Problem statement: Select all lines with the string "that" in them, and copy those lines.

Task inputs:
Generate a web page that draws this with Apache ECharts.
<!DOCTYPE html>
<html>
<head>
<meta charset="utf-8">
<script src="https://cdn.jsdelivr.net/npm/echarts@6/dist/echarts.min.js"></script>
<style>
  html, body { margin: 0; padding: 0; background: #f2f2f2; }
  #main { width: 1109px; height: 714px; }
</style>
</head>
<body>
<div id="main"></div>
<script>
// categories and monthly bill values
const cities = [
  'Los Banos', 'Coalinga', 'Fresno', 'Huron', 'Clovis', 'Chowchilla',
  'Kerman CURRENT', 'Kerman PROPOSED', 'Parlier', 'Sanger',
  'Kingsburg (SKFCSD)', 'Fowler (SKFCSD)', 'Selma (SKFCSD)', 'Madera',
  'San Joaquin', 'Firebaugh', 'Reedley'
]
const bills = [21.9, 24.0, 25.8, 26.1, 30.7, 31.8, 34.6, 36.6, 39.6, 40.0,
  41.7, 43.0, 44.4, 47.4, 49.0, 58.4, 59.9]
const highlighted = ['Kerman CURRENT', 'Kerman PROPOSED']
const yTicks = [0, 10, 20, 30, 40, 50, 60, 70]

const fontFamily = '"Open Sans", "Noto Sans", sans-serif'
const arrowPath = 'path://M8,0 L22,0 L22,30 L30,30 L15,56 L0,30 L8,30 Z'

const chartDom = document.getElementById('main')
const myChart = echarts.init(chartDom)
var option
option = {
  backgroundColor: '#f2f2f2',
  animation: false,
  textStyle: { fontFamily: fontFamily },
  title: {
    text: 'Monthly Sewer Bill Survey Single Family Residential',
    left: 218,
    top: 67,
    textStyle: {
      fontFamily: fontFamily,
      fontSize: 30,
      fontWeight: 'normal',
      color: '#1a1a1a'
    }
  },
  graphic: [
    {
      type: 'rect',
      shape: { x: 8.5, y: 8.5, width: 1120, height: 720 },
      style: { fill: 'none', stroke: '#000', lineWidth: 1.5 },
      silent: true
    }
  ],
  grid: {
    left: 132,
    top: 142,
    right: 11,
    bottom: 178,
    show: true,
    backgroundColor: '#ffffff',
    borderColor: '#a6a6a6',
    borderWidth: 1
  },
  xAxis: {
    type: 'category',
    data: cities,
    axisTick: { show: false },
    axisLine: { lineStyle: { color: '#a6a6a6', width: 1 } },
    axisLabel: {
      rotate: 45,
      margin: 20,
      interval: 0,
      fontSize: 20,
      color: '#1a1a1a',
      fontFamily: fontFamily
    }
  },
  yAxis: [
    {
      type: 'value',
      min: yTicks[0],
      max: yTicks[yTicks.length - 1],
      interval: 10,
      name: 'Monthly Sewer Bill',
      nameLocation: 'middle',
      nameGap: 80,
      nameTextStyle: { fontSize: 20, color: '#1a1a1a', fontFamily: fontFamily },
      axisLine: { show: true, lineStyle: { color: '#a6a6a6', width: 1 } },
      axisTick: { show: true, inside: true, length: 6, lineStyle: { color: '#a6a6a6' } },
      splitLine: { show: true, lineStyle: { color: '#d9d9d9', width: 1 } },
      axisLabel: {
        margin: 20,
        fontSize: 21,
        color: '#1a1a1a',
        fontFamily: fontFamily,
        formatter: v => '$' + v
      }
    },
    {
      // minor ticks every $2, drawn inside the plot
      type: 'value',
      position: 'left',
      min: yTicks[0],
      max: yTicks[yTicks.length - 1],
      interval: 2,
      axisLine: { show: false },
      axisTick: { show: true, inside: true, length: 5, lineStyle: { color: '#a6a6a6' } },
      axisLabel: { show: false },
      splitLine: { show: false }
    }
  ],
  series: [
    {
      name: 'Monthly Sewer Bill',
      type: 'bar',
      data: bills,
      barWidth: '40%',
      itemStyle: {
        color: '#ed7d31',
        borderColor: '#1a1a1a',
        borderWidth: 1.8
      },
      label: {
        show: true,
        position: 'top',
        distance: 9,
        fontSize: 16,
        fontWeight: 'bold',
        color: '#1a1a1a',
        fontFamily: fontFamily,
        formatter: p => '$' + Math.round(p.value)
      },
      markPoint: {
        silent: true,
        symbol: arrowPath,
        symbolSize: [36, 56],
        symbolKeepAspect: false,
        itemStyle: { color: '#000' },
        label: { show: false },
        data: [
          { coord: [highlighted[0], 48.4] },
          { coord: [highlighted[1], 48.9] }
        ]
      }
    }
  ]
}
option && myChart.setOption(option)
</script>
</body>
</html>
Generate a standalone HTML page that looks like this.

Solution to this problem:
Generate a web page that draws this with Apache ECharts.
Generate a standalone HTML page that looks like this.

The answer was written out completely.